On Mon, 19 Jun 2017 17:33:23 +0000
Dmitry O Litvintsev <litvi...@fnal.gov> wrote:
> 
> The test stand where I was to test schema upgrade is stuck cuz vacuum is 
> blocking. 

If you're in "panic mode" I would recommend cancelling the existing vacuum,
running your upgrades, then immeditely running VACUUM FREEZE ANALYZE on that 
table to
make up for cancelling the autovacuum. Note that the manual VACUUM may take 
quite a while,
so run it in a screen session or something.
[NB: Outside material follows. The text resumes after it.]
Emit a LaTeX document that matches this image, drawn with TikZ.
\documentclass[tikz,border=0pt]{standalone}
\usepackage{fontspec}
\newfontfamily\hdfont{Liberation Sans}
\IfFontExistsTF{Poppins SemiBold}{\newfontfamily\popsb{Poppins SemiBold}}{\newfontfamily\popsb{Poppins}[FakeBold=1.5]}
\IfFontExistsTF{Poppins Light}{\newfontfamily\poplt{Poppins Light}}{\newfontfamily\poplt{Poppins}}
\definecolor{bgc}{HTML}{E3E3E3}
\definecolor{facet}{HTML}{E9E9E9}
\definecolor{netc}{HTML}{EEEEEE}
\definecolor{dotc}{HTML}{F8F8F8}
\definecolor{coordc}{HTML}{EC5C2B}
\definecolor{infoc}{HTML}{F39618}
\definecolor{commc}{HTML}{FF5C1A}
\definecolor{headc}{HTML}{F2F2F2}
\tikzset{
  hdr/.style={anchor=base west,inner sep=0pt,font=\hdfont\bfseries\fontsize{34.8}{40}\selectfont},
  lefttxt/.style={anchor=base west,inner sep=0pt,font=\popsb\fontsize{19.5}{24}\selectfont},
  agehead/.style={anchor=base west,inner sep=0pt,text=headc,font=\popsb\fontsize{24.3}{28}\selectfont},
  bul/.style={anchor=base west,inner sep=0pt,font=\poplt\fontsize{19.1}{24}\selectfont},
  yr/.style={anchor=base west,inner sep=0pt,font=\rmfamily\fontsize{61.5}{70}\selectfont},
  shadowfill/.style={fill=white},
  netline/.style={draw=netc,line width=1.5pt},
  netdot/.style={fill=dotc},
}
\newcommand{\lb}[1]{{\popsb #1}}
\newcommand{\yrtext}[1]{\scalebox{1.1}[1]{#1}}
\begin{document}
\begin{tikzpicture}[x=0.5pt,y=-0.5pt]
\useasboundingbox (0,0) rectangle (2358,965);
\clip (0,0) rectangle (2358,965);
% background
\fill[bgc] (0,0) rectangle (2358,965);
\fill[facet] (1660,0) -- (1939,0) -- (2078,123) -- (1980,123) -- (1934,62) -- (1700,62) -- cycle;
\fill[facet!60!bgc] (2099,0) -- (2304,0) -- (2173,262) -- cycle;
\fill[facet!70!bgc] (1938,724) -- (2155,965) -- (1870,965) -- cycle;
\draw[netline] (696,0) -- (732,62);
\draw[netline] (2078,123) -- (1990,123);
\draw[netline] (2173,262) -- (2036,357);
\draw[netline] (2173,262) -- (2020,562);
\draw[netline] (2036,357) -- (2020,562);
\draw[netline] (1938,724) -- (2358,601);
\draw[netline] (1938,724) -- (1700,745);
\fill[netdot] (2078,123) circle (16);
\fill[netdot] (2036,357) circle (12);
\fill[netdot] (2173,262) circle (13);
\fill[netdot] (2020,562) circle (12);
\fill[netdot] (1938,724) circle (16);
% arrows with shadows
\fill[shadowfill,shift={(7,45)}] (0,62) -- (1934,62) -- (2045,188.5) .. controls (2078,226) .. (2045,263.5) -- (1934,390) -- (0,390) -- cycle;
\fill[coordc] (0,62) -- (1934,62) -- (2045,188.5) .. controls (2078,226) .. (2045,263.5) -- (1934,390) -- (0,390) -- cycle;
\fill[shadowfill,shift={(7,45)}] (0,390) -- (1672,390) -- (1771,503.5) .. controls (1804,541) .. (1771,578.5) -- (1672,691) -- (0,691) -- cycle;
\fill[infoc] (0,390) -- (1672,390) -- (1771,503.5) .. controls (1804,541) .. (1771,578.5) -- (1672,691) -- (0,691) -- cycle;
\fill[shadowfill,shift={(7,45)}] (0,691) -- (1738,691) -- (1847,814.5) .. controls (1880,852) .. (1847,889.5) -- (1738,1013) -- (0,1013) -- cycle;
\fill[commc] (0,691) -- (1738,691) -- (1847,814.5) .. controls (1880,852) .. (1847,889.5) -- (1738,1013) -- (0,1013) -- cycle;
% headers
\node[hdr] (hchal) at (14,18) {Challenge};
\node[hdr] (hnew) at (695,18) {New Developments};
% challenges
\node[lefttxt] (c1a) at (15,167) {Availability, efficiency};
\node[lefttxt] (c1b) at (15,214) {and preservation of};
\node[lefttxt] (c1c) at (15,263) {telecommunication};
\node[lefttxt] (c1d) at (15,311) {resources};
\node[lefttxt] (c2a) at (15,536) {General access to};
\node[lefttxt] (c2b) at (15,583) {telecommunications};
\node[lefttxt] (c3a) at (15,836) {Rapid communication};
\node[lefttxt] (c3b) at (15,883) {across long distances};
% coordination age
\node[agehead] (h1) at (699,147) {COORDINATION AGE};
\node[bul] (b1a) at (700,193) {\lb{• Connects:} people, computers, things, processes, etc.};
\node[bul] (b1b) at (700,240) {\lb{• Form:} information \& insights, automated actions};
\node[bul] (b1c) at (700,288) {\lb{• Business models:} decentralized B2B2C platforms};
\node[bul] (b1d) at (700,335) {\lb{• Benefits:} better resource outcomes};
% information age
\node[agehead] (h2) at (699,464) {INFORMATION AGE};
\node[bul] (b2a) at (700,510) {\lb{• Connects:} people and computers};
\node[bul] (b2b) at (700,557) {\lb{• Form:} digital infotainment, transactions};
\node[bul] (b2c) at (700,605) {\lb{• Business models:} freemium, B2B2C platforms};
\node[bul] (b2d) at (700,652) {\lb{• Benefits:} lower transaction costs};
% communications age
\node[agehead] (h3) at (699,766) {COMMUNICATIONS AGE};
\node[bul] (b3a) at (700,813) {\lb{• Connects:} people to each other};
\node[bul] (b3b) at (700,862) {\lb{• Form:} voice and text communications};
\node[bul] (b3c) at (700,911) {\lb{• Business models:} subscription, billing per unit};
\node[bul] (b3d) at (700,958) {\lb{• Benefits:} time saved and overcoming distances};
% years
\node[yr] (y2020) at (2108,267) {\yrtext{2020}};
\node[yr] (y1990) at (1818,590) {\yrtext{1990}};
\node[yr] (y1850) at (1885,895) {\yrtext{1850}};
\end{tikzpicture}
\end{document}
Additionally, autovacuum is going 
to try to
relaunch that vacuum pretty aggressively, so you might have to cancel it a few 
times (using
pg_terminate_backend()) before your other processes are able to sneak in ahead 
of it.

Once you're out of panic mode you can take some time to breathe and consider 
your options
for reducing the issue in the future.

I have to 2nd Alvaro's comments about the cost delay. Personally, I'd recommend
setting vacuum_cost_delay to zero, unless your hardware is crap. In my recent
experience, allowing vacuum to run full-bore is less intrustive on a busy 
database
with good hardware than forcing it to take it's time. Unfortunately, changing it
now isn't going to speed the current vacuum up any.
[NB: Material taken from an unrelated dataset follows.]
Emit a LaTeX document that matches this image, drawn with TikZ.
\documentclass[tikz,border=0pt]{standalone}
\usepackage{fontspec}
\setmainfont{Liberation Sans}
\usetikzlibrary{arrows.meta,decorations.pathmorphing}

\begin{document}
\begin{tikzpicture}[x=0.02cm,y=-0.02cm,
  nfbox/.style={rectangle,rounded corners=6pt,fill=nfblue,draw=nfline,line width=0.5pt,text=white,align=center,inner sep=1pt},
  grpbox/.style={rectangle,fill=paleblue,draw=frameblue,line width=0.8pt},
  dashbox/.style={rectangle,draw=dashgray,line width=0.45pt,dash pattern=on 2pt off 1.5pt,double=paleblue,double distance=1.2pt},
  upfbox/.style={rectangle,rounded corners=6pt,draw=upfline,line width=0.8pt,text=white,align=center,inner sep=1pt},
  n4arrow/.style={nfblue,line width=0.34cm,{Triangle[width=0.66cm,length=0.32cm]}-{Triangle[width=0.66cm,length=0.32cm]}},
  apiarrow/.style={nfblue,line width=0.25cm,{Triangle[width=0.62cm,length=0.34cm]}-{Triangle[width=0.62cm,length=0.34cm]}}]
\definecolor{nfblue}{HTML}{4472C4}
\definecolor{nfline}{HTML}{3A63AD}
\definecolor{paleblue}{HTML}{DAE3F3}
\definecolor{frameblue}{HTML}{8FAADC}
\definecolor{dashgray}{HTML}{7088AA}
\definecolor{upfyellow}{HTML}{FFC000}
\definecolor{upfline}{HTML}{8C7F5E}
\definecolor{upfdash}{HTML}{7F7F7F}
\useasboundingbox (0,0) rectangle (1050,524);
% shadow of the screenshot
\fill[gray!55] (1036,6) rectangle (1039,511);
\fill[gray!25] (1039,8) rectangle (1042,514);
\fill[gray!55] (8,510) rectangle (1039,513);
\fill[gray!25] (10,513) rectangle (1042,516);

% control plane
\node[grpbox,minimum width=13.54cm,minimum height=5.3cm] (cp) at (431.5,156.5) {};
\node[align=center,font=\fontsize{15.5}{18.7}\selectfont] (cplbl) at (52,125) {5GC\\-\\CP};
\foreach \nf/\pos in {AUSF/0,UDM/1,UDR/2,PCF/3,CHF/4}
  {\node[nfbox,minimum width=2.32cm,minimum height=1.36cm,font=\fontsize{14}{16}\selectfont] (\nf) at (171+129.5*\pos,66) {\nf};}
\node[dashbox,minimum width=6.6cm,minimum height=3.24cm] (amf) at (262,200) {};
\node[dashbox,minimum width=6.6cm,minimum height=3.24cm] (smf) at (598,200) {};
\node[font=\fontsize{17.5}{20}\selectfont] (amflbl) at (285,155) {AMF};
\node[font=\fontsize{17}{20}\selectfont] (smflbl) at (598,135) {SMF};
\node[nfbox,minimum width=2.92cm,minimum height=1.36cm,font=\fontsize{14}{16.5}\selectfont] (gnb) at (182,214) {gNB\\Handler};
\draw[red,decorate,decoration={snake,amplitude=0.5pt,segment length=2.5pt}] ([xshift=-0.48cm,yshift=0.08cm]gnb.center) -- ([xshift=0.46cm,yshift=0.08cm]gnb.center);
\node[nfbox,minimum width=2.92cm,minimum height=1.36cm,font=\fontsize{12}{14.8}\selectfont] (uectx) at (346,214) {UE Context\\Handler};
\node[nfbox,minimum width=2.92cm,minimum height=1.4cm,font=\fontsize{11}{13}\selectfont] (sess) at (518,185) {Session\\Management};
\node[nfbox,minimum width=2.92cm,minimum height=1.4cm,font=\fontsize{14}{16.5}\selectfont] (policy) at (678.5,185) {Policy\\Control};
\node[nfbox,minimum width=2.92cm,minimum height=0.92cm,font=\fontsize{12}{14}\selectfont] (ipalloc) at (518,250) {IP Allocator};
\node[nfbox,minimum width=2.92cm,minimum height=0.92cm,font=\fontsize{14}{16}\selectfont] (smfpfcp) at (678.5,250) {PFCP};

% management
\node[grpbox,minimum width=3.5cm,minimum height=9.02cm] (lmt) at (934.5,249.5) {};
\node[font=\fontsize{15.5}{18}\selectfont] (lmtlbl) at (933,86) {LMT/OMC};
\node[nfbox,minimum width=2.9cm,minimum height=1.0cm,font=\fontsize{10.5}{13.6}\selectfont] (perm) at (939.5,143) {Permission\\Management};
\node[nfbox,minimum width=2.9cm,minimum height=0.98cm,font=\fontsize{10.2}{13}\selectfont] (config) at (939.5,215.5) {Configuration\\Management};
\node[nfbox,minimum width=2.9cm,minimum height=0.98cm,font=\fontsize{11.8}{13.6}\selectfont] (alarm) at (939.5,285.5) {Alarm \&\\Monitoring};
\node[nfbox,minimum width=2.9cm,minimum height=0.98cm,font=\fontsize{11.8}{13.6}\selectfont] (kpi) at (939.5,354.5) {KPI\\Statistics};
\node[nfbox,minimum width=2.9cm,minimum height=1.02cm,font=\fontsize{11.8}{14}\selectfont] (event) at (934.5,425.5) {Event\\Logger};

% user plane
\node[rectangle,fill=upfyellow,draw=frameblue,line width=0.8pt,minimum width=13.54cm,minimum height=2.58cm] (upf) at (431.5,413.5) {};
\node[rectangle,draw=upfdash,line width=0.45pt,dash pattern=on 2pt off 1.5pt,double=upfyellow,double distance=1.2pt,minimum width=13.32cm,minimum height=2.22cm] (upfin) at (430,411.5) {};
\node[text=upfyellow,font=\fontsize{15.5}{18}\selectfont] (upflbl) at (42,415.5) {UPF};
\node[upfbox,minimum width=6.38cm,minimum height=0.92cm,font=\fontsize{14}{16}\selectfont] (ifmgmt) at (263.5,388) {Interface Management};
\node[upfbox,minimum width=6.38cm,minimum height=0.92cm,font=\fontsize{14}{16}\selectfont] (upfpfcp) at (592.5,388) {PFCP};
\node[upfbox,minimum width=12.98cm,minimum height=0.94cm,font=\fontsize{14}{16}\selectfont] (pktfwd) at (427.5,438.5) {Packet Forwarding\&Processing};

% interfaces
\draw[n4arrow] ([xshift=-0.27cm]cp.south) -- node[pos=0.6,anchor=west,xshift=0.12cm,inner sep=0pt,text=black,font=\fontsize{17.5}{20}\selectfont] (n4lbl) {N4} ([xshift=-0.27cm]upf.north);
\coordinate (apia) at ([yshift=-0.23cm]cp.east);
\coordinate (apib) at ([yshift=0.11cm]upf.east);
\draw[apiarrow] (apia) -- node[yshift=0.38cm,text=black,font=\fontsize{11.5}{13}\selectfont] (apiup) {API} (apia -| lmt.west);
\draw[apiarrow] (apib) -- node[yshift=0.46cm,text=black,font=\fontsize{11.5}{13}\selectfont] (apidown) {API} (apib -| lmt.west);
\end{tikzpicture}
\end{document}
Another comment: schema changes almost always need exclusive locks on tables
that they're modifying. As a result, you really need to plan them out a bit. 
Anything
could block a schema update, even a simple SELECT statement; so it's important 
to
check the health of things before starting. While it's not _generally_ a good 
practice
to interrupt autovacuum, it _can_ be done if the schema upgrade is necessary. 
Keep in
mind that it's just going to start back up again, but hopefully your schema 
update will
be done by then and it can do it's work without interfering with things. 
Another thing
you can do is to monitor the transaction ID values (the Nagios check_postgres 
has a nice
mode for monitoring this) and manually launch a VACUUM FREEZE ahead of 
autovacuum, so that
_you_ can pick the time for it to run and not have it happen to crop up at the 
worst possible
time ;)

You might also find that things are easier to deal with if you tweak the 
autovacuum
settings on this table to cause it to be vacuumed more frequently. In my 
experience, more
frequent vacuums that do less work each time often lead to happier databases. 
See ALTER
TABLE and the available settings to tweak autovacuum behavior.